What Comes After Response? New Consensus on Maintenance TMS for Depression

A new consensus from the Dutch-Flemish Brain Stimulation Foundation outlines three evidence-based strategies—tapering, maintenance TMS, and retreatment—for sustaining therapeutic benefits after acute rTMS treatment for depression.

Itay Kazanovich M.Sc
Itay Kazanovich M.Sc
News
March 26, 2026
What Comes After Response? New Consensus on Maintenance TMS for Depression

As more clinicians and patients experience the rapid benefits of TMS for acute depression, conversations are naturally shifting beyond the initial treatment course. A recently published consensus paper from the Dutch-Flemish Brain Stimulation Foundation brings helpful clarity to post-acute strategies, drawing on 22 studies and real-world clinical experience from 11 Dutch institutions.

What Is TMS and Why Are Maintenance Sessions Needed?

TMS is an effective treatment typically delivered in daily sessions of around 20 minutes over a course of 20 to 30 treatments. For many patients, meaningful clinical improvement occurs within six to eight weeks. This rapid response raises practical questions about how best to sustain these gains over time. In everyday clinical practice, a range of approaches are already being used, but until recently these have been described inconsistently despite being well-established in routine care.
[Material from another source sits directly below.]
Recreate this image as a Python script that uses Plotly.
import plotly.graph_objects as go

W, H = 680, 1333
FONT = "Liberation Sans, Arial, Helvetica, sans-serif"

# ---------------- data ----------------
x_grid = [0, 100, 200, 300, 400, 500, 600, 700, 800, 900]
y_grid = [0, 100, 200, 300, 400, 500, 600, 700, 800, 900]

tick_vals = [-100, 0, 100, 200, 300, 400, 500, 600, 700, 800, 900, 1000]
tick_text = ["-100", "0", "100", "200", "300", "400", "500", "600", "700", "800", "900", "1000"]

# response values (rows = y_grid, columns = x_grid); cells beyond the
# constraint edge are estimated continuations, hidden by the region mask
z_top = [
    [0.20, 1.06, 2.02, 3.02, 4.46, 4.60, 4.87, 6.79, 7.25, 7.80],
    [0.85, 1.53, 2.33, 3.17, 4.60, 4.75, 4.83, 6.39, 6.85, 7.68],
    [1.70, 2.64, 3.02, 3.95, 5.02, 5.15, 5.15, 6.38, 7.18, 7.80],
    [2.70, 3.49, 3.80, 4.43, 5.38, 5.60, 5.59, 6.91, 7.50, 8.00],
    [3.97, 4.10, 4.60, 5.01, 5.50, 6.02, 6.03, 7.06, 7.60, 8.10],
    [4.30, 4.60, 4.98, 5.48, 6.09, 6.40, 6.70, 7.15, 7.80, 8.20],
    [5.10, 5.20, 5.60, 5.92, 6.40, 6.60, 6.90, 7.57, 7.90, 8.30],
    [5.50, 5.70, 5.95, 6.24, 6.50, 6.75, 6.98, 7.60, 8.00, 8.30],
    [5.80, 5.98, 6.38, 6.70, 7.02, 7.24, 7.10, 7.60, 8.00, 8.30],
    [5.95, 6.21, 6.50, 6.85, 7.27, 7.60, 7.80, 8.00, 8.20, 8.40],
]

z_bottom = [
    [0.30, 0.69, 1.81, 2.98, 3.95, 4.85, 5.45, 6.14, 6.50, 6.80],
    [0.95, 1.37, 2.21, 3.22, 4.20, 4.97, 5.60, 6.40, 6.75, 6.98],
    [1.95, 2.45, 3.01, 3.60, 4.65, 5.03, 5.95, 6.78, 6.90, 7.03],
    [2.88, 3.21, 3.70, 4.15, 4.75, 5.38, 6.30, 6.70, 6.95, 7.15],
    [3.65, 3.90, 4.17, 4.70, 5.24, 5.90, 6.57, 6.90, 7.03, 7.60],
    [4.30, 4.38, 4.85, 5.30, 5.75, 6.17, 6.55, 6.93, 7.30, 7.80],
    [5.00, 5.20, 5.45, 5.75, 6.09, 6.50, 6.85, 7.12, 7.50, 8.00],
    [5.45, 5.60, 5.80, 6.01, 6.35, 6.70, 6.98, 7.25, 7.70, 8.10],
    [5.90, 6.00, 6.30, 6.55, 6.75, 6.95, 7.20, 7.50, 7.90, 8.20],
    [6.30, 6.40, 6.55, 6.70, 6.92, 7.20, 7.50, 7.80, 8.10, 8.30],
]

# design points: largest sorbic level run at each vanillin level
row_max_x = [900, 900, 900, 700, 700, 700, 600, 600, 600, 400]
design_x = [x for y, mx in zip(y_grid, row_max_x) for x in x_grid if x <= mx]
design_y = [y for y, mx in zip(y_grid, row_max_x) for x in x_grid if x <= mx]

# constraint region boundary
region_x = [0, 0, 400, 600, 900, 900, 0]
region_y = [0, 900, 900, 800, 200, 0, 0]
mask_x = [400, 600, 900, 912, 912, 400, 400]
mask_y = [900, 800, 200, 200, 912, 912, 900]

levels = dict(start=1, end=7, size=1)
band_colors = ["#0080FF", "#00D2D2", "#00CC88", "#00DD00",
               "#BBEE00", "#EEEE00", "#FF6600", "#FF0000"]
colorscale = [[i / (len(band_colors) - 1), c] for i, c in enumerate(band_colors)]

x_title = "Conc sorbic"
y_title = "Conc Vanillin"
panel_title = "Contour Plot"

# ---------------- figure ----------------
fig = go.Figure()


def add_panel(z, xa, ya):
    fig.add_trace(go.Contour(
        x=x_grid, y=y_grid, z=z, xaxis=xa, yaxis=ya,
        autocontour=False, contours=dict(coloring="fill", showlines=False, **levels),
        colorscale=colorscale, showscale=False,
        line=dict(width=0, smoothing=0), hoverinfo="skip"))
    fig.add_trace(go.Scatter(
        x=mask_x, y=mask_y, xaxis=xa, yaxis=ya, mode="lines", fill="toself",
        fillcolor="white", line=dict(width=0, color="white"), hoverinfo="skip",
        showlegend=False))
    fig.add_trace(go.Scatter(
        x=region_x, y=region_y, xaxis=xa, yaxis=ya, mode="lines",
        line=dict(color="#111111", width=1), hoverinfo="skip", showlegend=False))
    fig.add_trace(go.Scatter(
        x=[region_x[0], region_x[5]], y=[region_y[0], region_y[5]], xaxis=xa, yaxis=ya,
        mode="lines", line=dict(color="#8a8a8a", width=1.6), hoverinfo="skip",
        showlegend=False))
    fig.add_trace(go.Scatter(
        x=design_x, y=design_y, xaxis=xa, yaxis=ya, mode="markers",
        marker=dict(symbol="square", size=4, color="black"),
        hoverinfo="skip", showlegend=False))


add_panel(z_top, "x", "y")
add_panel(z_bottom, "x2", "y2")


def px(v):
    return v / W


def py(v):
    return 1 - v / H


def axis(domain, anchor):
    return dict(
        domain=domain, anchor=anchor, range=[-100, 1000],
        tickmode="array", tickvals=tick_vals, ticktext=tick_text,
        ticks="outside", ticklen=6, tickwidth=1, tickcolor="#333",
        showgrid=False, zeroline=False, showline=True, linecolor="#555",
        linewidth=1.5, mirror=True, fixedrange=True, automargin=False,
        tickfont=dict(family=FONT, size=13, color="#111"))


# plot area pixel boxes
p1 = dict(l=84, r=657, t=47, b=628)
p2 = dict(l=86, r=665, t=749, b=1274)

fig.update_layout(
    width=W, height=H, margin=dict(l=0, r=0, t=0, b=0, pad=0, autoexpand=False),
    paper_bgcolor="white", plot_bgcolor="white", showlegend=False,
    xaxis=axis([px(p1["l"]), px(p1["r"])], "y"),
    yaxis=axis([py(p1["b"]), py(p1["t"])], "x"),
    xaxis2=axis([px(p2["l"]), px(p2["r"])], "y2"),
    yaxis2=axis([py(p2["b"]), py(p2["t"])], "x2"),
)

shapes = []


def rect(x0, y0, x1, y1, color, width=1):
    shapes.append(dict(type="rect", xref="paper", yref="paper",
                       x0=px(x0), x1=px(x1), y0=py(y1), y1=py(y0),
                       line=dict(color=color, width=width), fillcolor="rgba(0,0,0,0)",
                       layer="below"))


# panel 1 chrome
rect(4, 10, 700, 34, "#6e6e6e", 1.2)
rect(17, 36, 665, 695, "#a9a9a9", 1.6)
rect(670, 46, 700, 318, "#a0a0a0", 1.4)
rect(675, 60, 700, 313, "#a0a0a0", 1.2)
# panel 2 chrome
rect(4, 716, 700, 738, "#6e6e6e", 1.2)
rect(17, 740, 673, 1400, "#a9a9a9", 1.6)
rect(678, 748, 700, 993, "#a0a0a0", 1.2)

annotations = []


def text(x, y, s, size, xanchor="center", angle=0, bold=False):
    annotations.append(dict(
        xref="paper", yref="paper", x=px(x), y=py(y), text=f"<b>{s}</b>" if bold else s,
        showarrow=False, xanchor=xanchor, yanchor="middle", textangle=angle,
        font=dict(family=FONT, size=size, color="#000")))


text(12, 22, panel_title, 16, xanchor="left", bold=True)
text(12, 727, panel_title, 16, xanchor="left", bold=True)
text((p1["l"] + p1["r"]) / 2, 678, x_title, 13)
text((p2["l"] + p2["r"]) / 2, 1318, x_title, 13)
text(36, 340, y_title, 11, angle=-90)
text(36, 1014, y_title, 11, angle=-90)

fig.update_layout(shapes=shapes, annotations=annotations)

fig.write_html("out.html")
Three Approaches to Sustaining TMS Benefits

  • Tapering: The gradual reduction of rTMS session frequency after successful acute treatment. Evidence suggests tapering may support maintenance of clinical improvement and reduce early relapse risk, particularly when guided by symptom monitoring rather than fixed time intervals.
  • Maintenance TMS: Scheduled delivery of TMS sessions at fixed intervals to prevent recurrence. Clustered maintenance protocols—typically five sessions over two to five consecutive days on a monthly basis—demonstrate the most consistent signal of clinical benefit.
  • Retreatment: Initiating a new course of TMS in response to symptom worsening or relapse after an initial response. Retreatment was effective in the majority of previously responding patients, often requiring fewer sessions to re-establish therapeutic benefit, and was the most frequently applied strategy in routine clinical practice.

Clinical Considerations and Patient Involvement

The consensus emphasizes that maintenance treatment with rTMS should be individualized rather than protocol-driven. Structured symptom monitoring using validated rating scales is considered essential to guide treatment decisions. Patient representatives highlighted the importance of shared decision-making, flexible scheduling, and transparent communication regarding treatment pathways as key factors supporting long-term engagement with rTMS.

Limitations and Future Research

Despite increasing clinical use, the evidence supporting maintenance rTMS remains limited and largely uncontrolled. The consensus statement underscores the need for adequately powered randomized controlled trials directly comparing tapering, maintenance, and retreatment strategies, as well as studies examining long-term outcomes and optimal dosing schedules.